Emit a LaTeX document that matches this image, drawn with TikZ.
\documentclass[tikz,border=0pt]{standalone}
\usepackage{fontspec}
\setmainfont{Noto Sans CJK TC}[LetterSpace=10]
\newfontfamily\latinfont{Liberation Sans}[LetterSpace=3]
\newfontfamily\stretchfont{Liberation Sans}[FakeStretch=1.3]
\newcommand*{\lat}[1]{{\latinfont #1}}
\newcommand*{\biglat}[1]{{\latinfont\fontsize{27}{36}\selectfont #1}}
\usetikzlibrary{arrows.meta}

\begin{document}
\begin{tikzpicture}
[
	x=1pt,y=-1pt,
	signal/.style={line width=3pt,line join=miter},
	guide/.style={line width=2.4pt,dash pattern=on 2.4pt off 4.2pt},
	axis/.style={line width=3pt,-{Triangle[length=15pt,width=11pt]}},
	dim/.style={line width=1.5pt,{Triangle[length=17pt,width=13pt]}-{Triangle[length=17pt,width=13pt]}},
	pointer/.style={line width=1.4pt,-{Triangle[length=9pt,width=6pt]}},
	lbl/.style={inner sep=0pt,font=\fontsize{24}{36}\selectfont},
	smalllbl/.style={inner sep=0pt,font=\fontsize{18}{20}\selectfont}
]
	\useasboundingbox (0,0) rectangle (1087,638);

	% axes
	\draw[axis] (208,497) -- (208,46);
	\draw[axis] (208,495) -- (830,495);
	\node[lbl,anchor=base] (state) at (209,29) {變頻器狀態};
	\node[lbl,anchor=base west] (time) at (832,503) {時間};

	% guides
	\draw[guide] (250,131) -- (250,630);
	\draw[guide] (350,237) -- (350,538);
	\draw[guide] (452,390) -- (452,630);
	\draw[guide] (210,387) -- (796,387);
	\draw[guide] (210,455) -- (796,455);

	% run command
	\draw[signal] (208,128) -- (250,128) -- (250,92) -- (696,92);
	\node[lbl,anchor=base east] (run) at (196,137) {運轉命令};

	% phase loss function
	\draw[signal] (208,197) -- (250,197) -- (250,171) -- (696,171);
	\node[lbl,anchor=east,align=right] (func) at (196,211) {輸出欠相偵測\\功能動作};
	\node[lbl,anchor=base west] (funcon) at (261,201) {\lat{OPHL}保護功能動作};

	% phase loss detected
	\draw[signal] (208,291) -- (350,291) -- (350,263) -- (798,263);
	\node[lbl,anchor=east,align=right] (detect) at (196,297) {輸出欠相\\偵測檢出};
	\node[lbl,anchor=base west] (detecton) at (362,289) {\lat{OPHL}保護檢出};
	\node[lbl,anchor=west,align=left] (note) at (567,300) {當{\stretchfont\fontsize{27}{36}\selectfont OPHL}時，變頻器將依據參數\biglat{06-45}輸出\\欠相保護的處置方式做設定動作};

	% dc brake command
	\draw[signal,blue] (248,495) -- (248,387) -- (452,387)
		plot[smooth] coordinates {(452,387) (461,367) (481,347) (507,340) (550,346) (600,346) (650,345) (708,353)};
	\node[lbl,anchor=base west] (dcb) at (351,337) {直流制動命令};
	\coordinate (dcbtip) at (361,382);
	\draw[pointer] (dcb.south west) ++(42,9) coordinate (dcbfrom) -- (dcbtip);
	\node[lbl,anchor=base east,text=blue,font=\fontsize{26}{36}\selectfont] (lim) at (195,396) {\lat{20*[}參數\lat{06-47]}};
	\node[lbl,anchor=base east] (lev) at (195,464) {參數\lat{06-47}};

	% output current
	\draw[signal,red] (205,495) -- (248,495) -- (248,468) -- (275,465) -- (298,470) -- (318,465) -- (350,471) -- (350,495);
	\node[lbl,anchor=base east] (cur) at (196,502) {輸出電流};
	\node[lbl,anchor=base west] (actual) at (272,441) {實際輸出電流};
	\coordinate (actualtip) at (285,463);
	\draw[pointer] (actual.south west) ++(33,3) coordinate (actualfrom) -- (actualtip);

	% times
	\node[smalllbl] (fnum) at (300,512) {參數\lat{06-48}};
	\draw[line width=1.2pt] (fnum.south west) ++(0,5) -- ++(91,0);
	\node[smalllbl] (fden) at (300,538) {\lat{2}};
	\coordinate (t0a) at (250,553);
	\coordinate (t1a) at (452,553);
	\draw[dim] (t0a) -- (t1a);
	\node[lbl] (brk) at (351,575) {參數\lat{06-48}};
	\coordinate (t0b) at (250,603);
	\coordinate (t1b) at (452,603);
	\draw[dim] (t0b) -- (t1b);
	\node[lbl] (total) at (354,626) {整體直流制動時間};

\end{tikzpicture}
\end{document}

------

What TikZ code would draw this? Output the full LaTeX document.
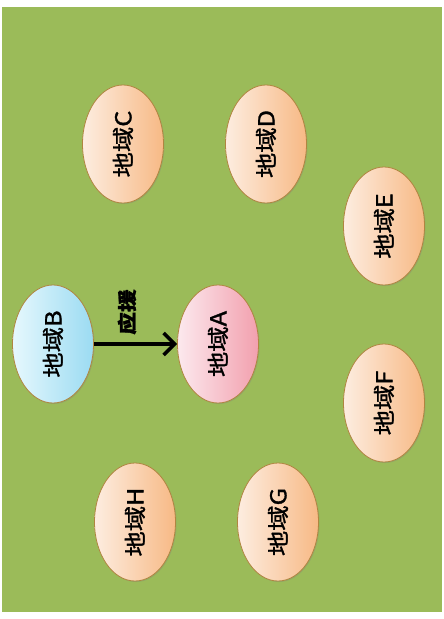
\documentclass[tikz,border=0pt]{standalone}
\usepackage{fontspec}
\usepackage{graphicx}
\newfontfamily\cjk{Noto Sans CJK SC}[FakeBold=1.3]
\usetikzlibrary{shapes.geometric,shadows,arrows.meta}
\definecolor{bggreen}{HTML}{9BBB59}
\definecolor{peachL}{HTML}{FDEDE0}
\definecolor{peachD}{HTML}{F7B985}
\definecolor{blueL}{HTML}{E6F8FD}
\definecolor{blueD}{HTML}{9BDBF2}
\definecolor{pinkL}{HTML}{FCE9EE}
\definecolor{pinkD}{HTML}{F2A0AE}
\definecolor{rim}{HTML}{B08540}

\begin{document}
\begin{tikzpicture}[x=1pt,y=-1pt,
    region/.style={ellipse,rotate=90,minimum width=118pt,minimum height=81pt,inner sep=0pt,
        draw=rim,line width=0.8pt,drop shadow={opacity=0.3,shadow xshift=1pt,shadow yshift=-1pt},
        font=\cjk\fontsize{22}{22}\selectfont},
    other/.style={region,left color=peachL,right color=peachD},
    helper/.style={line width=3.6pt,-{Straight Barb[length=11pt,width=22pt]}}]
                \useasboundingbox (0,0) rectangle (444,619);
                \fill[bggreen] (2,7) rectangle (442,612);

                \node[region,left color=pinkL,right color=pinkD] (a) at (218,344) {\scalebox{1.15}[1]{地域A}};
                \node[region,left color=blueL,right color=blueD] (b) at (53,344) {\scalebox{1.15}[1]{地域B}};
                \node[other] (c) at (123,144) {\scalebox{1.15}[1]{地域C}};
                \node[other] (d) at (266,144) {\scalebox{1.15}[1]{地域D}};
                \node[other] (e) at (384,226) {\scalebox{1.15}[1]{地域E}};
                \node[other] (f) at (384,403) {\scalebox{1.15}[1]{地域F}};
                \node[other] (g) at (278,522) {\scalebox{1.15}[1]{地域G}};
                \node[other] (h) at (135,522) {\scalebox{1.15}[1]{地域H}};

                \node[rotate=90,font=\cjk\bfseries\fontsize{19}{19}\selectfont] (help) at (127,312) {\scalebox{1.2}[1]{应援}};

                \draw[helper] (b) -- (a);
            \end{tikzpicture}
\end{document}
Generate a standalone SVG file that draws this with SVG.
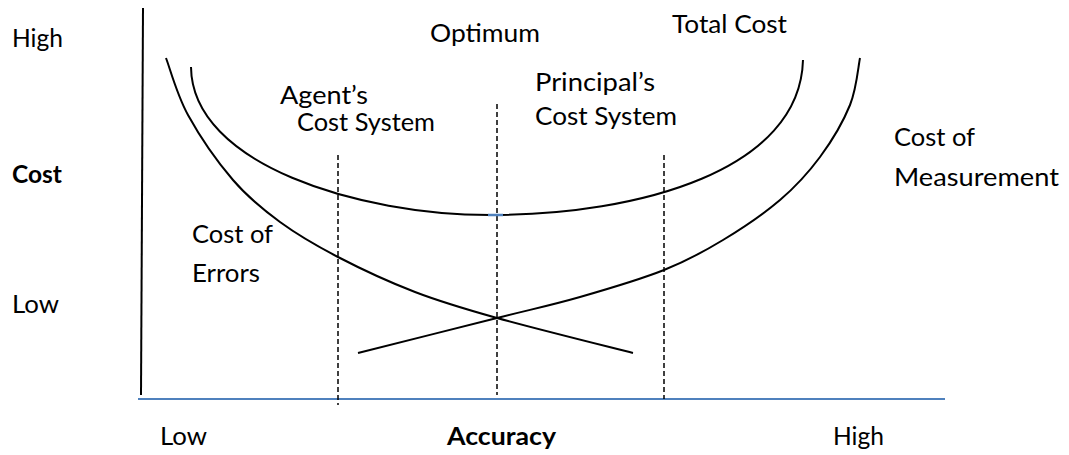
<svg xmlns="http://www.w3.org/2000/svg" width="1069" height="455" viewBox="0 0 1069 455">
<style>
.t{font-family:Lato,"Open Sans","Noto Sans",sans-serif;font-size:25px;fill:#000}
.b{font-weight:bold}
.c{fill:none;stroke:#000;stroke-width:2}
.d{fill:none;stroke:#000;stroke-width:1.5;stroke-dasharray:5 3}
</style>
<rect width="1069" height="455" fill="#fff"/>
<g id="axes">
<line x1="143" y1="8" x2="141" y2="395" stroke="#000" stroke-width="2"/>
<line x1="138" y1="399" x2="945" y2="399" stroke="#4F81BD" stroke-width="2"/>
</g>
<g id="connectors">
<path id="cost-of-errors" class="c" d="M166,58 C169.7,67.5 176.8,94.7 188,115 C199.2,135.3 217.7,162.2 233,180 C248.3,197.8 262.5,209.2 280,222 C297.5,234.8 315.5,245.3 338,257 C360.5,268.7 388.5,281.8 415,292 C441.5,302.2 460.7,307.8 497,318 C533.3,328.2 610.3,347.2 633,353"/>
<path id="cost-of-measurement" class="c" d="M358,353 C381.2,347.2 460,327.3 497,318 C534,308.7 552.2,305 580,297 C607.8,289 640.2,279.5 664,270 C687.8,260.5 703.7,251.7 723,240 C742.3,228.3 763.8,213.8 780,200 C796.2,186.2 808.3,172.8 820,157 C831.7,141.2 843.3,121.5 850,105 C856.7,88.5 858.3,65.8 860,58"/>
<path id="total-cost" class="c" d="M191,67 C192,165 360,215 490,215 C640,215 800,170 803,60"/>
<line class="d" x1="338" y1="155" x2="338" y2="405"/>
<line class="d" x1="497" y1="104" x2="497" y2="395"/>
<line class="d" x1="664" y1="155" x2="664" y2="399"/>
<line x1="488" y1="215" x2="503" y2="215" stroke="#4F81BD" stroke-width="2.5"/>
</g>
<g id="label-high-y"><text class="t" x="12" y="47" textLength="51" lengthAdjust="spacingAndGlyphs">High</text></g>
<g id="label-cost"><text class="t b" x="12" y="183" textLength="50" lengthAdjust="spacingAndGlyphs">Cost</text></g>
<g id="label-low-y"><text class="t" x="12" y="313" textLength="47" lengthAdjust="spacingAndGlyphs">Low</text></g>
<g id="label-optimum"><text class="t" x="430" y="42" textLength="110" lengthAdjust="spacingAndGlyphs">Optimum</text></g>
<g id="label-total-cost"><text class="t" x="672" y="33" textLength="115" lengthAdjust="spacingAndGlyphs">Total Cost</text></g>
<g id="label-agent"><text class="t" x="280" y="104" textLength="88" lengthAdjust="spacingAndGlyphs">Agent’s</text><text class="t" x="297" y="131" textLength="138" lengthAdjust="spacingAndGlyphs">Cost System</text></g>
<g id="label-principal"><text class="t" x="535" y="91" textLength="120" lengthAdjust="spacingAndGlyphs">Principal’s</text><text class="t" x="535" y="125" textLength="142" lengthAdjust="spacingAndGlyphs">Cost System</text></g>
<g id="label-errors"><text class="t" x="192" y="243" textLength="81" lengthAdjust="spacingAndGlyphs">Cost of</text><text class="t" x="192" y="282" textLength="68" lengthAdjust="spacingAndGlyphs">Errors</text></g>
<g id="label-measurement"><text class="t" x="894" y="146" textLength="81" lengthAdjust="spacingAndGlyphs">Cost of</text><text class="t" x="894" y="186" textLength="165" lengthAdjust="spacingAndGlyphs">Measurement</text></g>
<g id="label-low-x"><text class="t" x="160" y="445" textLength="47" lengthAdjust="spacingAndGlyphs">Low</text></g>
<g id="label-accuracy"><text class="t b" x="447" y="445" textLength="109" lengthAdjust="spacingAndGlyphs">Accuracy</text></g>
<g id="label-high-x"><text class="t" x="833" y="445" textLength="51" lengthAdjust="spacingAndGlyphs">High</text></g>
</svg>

------

YOUR TASK:
The lines to transcribe begin at the line with "Emit a LaTeX" and end at the line with "(0,0) rectangle (1087,638);"; copy them exactly, both ends included.

WORKED SOLUTION:
Emit a LaTeX document that matches this image, drawn with TikZ.
\documentclass[tikz,border=0pt]{standalone}
\usepackage{fontspec}
\setmainfont{Noto Sans CJK TC}[LetterSpace=10]
\newfontfamily\latinfont{Liberation Sans}[LetterSpace=3]
\newfontfamily\stretchfont{Liberation Sans}[FakeStretch=1.3]
\newcommand*{\lat}[1]{{\latinfont #1}}
\newcommand*{\biglat}[1]{{\latinfont\fontsize{27}{36}\selectfont #1}}
\usetikzlibrary{arrows.meta}

\begin{document}
\begin{tikzpicture}
[
	x=1pt,y=-1pt,
	signal/.style={line width=3pt,line join=miter},
	guide/.style={line width=2.4pt,dash pattern=on 2.4pt off 4.2pt},
	axis/.style={line width=3pt,-{Triangle[length=15pt,width=11pt]}},
	dim/.style={line width=1.5pt,{Triangle[length=17pt,width=13pt]}-{Triangle[length=17pt,width=13pt]}},
	pointer/.style={line width=1.4pt,-{Triangle[length=9pt,width=6pt]}},
	lbl/.style={inner sep=0pt,font=\fontsize{24}{36}\selectfont},
	smalllbl/.style={inner sep=0pt,font=\fontsize{18}{20}\selectfont}
]
	\useasboundingbox (0,0) rectangle (1087,638);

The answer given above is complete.